* [WHAT TO DO]: Starting at the first line of the listing below, repeat each line up to and including the one containing "W, H = 855, 382". Leave out pictures.

* * * * * * *

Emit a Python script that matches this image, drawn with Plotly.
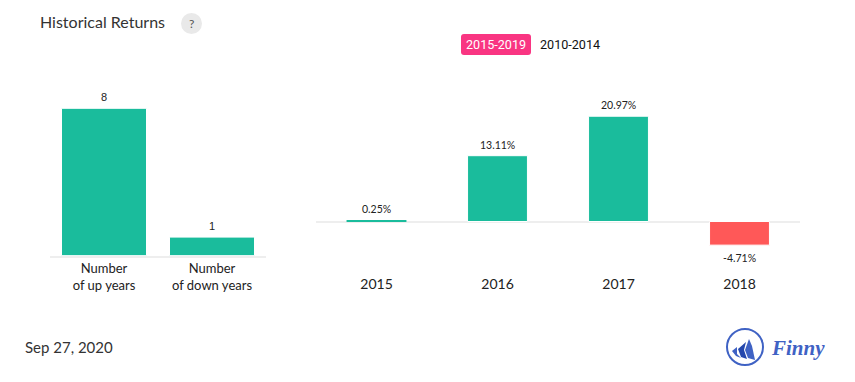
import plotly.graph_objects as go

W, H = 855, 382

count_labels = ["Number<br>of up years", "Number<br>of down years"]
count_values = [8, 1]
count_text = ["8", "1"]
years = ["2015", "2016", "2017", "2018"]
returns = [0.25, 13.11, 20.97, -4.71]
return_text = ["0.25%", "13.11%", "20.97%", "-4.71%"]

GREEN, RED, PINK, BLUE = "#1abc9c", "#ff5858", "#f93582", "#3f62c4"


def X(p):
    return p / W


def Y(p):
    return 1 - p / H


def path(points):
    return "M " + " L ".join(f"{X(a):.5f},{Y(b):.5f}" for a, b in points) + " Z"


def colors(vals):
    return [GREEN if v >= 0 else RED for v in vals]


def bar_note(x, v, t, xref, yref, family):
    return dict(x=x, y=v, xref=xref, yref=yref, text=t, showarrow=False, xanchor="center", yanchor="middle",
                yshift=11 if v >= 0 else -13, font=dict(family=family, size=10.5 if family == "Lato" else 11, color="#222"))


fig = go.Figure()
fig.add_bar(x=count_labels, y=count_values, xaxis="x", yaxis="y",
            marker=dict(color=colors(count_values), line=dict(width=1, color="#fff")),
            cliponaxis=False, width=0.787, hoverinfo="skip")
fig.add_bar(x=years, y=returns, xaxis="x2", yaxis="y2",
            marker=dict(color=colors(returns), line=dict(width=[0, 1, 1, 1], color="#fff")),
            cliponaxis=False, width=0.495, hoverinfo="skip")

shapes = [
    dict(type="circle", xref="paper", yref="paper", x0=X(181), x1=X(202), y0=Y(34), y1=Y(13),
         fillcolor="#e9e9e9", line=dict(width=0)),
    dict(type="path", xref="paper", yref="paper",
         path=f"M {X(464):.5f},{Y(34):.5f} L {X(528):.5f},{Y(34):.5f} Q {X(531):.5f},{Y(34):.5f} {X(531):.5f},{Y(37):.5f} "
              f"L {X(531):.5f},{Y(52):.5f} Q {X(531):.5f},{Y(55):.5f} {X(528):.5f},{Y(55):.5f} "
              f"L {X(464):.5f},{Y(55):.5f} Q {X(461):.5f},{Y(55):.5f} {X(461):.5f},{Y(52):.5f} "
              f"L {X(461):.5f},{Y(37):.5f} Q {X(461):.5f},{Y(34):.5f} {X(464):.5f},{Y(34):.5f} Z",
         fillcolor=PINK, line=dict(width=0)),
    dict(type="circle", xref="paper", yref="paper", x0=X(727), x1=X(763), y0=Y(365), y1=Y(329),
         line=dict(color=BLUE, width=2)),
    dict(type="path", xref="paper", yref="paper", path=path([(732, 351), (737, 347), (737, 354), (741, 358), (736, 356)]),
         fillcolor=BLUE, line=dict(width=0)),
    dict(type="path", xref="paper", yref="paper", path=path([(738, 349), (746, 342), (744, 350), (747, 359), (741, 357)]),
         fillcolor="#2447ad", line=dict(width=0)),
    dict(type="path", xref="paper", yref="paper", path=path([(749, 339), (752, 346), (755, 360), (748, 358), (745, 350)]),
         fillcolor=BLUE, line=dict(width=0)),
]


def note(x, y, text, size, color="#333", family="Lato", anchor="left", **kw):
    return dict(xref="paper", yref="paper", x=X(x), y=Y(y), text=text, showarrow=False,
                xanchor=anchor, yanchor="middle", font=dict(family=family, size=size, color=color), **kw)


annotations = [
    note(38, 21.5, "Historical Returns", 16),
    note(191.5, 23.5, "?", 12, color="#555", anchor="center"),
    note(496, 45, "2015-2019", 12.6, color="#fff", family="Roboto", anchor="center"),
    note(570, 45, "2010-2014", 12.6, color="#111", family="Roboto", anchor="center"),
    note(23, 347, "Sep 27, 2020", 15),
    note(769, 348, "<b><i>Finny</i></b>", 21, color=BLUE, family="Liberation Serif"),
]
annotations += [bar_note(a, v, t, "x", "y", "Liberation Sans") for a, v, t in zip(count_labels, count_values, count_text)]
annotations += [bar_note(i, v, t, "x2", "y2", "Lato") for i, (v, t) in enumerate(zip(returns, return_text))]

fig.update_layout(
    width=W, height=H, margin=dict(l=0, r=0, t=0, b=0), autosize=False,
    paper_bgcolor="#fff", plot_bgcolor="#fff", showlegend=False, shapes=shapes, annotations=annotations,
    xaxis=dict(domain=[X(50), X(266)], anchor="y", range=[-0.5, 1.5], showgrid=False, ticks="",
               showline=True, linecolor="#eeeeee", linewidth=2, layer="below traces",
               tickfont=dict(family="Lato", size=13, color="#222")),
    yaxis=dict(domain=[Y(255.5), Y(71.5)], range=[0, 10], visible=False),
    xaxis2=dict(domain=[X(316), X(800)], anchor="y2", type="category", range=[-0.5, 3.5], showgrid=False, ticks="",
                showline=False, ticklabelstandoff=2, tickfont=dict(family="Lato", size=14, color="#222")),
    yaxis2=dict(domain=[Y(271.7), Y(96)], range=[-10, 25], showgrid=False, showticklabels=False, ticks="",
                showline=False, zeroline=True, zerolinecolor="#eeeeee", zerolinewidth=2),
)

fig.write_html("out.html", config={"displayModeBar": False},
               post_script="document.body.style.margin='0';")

* * * * * * *

* [RESULT]:
Emit a Python script that matches this image, drawn with Plotly.
import plotly.graph_objects as go

W, H = 855, 382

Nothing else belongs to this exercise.